▸ Task details:
Retype, please, the listing from its opening line through the line that contains "txt = '#1f4e79'", both included, without the pictures.

——————

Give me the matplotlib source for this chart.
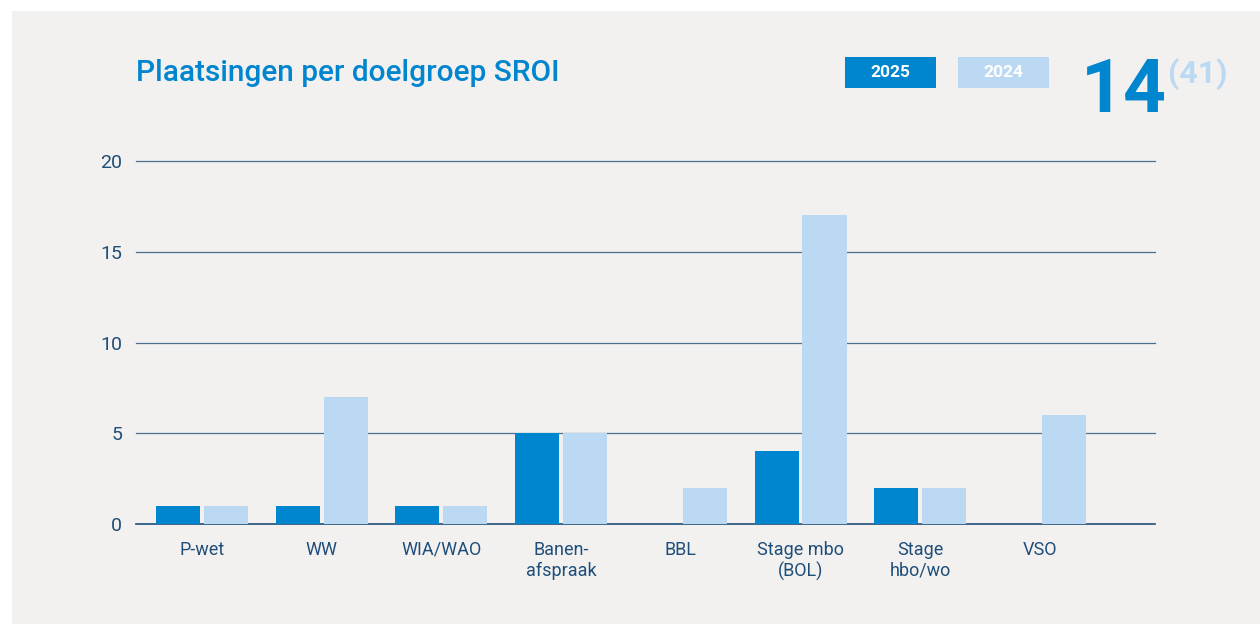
import matplotlib.pyplot as plt
from matplotlib.patches import Rectangle
import numpy as np

plt.rcParams['font.family'] = ['Roboto', 'DejaVu Sans']

categories = ['P-wet', 'WW', 'WIA/WAO', 'Banen-\nafspraak', 'BBL',
              'Stage mbo\n(BOL)', 'Stage\nhbo/wo', 'VSO']
vals_2025 = [1, 1, 1, 5, 0, 4, 2, 0]
vals_2024 = [1, 7, 1, 5, 2, 17, 2, 6]
yticks = [0, 5, 10, 15, 20]

dark = '#0085cf'
light = '#bbd9f2'
bg = '#f2f1f0'
txt = '#1f4e79'

fig = plt.figure(figsize=(12.6, 6.24), dpi=100)
W, H = 1260, 624
# grey panel
fig.patches.append(Rectangle((12 / W, 0), 1, 1 - 11 / H, transform=fig.transFigure,
                             facecolor=bg, edgecolor='none', zorder=-5))

ax = fig.add_axes([136 / W, 1 - 524 / H, (1155 - 136) / W, (524 - 161) / H])
ax.set_facecolor('none')
ax.set_zorder(5)

x = np.arange(len(categories))
w = 0.368
off = 0.2
ax.bar(x - off, vals_2025, w, color=dark, zorder=3)
ax.bar(x + off, vals_2024, w, color=light, zorder=3)

ax.set_xlim(-0.55, 7.96)
ax.set_ylim(0, 20)
ax.set_yticks(yticks)
for t in yticks:
    ax.axhline(t, color=txt, lw=1.2 if t == 0 else 0.9, alpha=1 if t == 0 else 0.8,
               zorder=2, clip_on=False)
for s in ax.spines.values():
    s.set_visible(False)
ax.tick_params(axis='both', length=0, colors=txt, labelsize=14)
ax.tick_params(axis='y', pad=10)
ax.tick_params(axis='x', pad=12)
ax.set_xticks(x)
ax.set_xticklabels(categories, fontsize=13, linespacing=1.2, va='top')

fig.text(136 / W, 1 - 73 / H, 'Plaatsingen per doelgroep SROI', color=dark,
         fontsize=21.5, fontweight='medium', va='center', ha='left')

# legend boxes
for x0, c, lab in [(845, dark, '2025'), (958, light, '2024')]:
    fig.patches.append(Rectangle((x0 / W, 1 - 88 / H), 91 / W, 31 / H,
                                 transform=fig.transFigure, facecolor=c,
                                 edgecolor='none', zorder=2))
    fig.text((x0 + 45.5) / W, 1 - 72.5 / H, lab, color='white', fontsize=12.5,
             fontweight='bold', ha='center', va='center', zorder=3)

fig.text(1081 / W, 1 - 112 / H, str(sum(vals_2025)), color=dark, fontsize=54,
         fontweight='bold', ha='left', va='baseline')
fig.text(1168 / W, 1 - 83 / H, '(' + str(sum(vals_2024)) + ')', color=light,
         fontsize=23, fontweight='bold', ha='left', va='baseline')

fig.savefig('out.png', dpi=100)
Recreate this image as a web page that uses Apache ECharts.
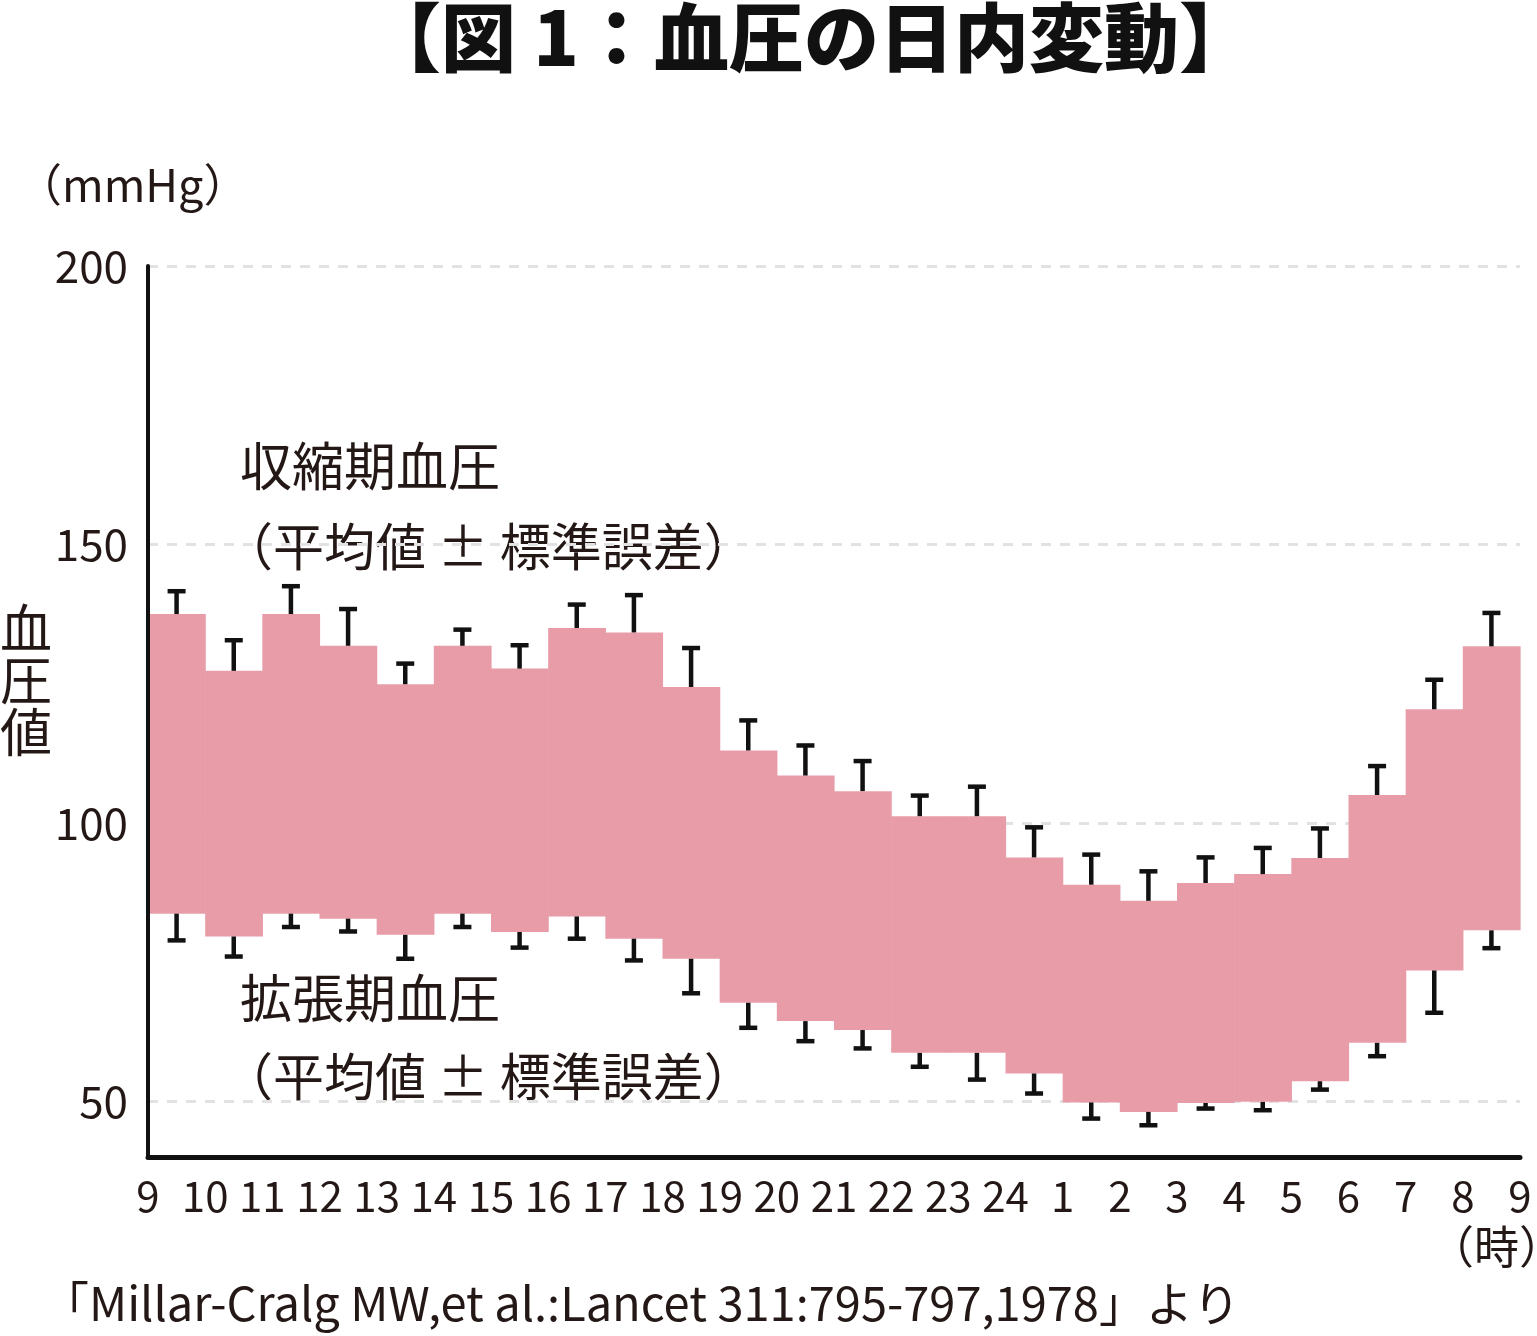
<!DOCTYPE html>
<html>
<head>
<meta charset="utf-8">
<script src="https://cdn.jsdelivr.net/npm/echarts@6/dist/echarts.min.js"></script>
<style>
html,body{margin:0;padding:0;background:#fff;}
#chart{width:1537px;height:1336px;}
</style>
</head>
<body>
<div id="chart"></div>
<script>
// hour labels at the boundaries of the 24 one-hour bins
var hourLabels = ["9","10","11","12","13","14","15","16","17","18","19","20","21","22","23","24","1","2","3","4","5","6","7","8","9"];
// systolic mean (top of band) and mean + SE
var systolic = [137.5,127.3,137.5,131.8,124.9,131.8,127.7,135.0,134.2,124.4,113.0,108.5,105.7,101.2,101.2,93.8,88.9,86.0,89.2,90.8,93.7,105.0,120.4,131.7];
var systolicUpper = [141.6,132.8,142.5,138.4,128.6,134.7,131.9,139.2,140.9,131.4,118.4,113.9,111.1,104.9,106.5,99.2,94.3,91.3,93.8,95.5,99.0,110.2,125.7,137.7];
// diastolic mean (bottom of band) and mean - SE
var diastolic = [83.7,79.6,83.7,82.8,79.9,83.7,80.4,83.2,79.2,75.6,67.7,64.4,62.8,58.7,58.7,55.0,49.8,48.1,49.7,49.9,53.6,60.5,73.5,80.7];
var diastolicLower = [78.9,76.0,81.3,80.5,75.6,81.3,77.6,79.2,75.3,69.4,63.2,60.8,59.5,56.2,53.9,51.4,46.9,45.7,48.7,48.4,52.1,58.1,65.9,77.5];
var gridValues = [50,100,150,200];

var FONT = '"Noto Sans CJK JP", "Noto Sans", sans-serif';
var TXT = '#231815';

var bandData = systolic.map(function(s, i){ return [i, diastolic[i], s]; });
var errData = systolic.map(function(s, i){ return [i, s, systolicUpper[i], diastolic[i], diastolicLower[i]]; });

var chart = echarts.init(document.getElementById('chart'), null, {renderer:'canvas'});
chart.setOption({
  backgroundColor:'#fff',
  animation:false,
  grid:{left:148, right:17, top:266, bottom:179, containLabel:false},
  xAxis:{
    type:'value', min:0, max:24, interval:1, z:20,
    axisLine:{show:true, onZero:false, lineStyle:{color:'#111', width:5}},
    axisTick:{show:false},
    splitLine:{show:false},
    axisLabel:{
      show:true, margin:18, color:TXT, fontFamily:FONT, fontSize:42,
      showMinLabel:true, showMaxLabel:true,
      formatter:function(v){ return hourLabels[Math.round(v)] || ''; }
    }
  },
  yAxis:{
    type:'value', min:40, max:200, interval:10, z:20,
    axisLine:{show:true, onZero:false, lineStyle:{color:'#111', width:4}},
    axisTick:{show:false},
    splitLine:{show:false},
    axisLabel:{
      show:true, margin:20, color:TXT, fontFamily:FONT, fontSize:44,
      formatter:function(v){ return gridValues.indexOf(v) >= 0 ? String(v) : ''; }
    }
  },
  series:[
    {
      type:'line', data:[], z:1, silent:true,
      markLine:{
        z:1, silent:true, symbol:['none','none'], label:{show:false},
        lineStyle:{type:[10,9], color:'#e2e2e2', width:3},
        emphasis:{disabled:true},
        data:gridValues.map(function(v){ return {yAxis:v}; })
      }
    },
    {
      type:'custom', z:10, silent:true,
      data:bandData,
      encode:{x:0, y:[1,2]},
      renderItem:function(params, api){
        var i = api.value(0);
        var p1 = api.coord([i, api.value(2)]);
        var p2 = api.coord([i+1, api.value(1)]);
        return {type:'rect', shape:{x:p1[0], y:p1[1], width:p2[0]-p1[0]+0.6, height:p2[1]-p1[1]},
                style:{fill:'#E89CA8'}};
      }
    },
    {
      type:'custom', z:11, silent:true,
      data:errData,
      encode:{x:0, y:[1,2,3,4]},
      renderItem:function(params, api){
        var i = api.value(0) + 0.5;
        var a = api.coord([i, api.value(1)]);
        var b = api.coord([i, api.value(2)]);
        var c = api.coord([i, api.value(3)]);
        var d = api.coord([i, api.value(4)]);
        var cap = 9;
        var st = {stroke:'#111', lineWidth:4.5};
        return {type:'group', children:[
          {type:'line', shape:{x1:a[0], y1:a[1], x2:b[0], y2:b[1]}, style:st},
          {type:'line', shape:{x1:b[0]-cap, y1:b[1], x2:b[0]+cap, y2:b[1]}, style:st},
          {type:'line', shape:{x1:c[0], y1:c[1], x2:d[0], y2:d[1]}, style:st},
          {type:'line', shape:{x1:d[0]-cap, y1:d[1], x2:d[0]+cap, y2:d[1]}, style:st}
        ]};
      }
    }
  ],
  graphic:[
    {type:'text', x:810, y:0, style:{text:'【図 1：血圧の日内変動】', font:'900 75px ' + FONT, fill:'#111', align:'center'}},
    {type:'text', left:17, top:162, style:{text:'（mmHg）', font:'400 45px ' + FONT, fill:TXT}},
    {type:'text', left:0, top:602, style:{text:'血\n圧\n値', font:'400 52px ' + FONT, fill:TXT, lineHeight:52}},
    {type:'text', left:240, top:440, style:{text:'収縮期血圧', font:'400 52px ' + FONT, fill:TXT}},
    {type:'text', left:222, top:521, style:{text:'（平均値 ± 標準誤差）', font:'400 51px ' + FONT, fill:TXT}},
    {type:'text', left:240, top:972, style:{text:'拡張期血圧', font:'400 52px ' + FONT, fill:TXT}},
    {type:'text', left:222, top:1051, style:{text:'（平均値 ± 標準誤差）', font:'400 51px ' + FONT, fill:TXT}},
    {type:'text', left:1429, top:1224, style:{text:'（時）', font:'400 45px ' + FONT, fill:TXT}},
    {type:'text', left:42, top:1280, style:{text:'「Millar-Cralg MW,et al.:Lancet 311:795-797,1978」より', font:'400 47px ' + FONT, fill:TXT}}
  ]
});
</script>
</body>
</html>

——————

▸ Response to the exercise:
Give me the matplotlib source for this chart.
import matplotlib.pyplot as plt
from matplotlib.patches import Rectangle
import numpy as np

plt.rcParams['font.family'] = ['Roboto', 'DejaVu Sans']

categories = ['P-wet', 'WW', 'WIA/WAO', 'Banen-\nafspraak', 'BBL',
              'Stage mbo\n(BOL)', 'Stage\nhbo/wo', 'VSO']
vals_2025 = [1, 1, 1, 5, 0, 4, 2, 0]
vals_2024 = [1, 7, 1, 5, 2, 17, 2, 6]
yticks = [0, 5, 10, 15, 20]

dark = '#0085cf'
light = '#bbd9f2'
bg = '#f2f1f0'
txt = '#1f4e79'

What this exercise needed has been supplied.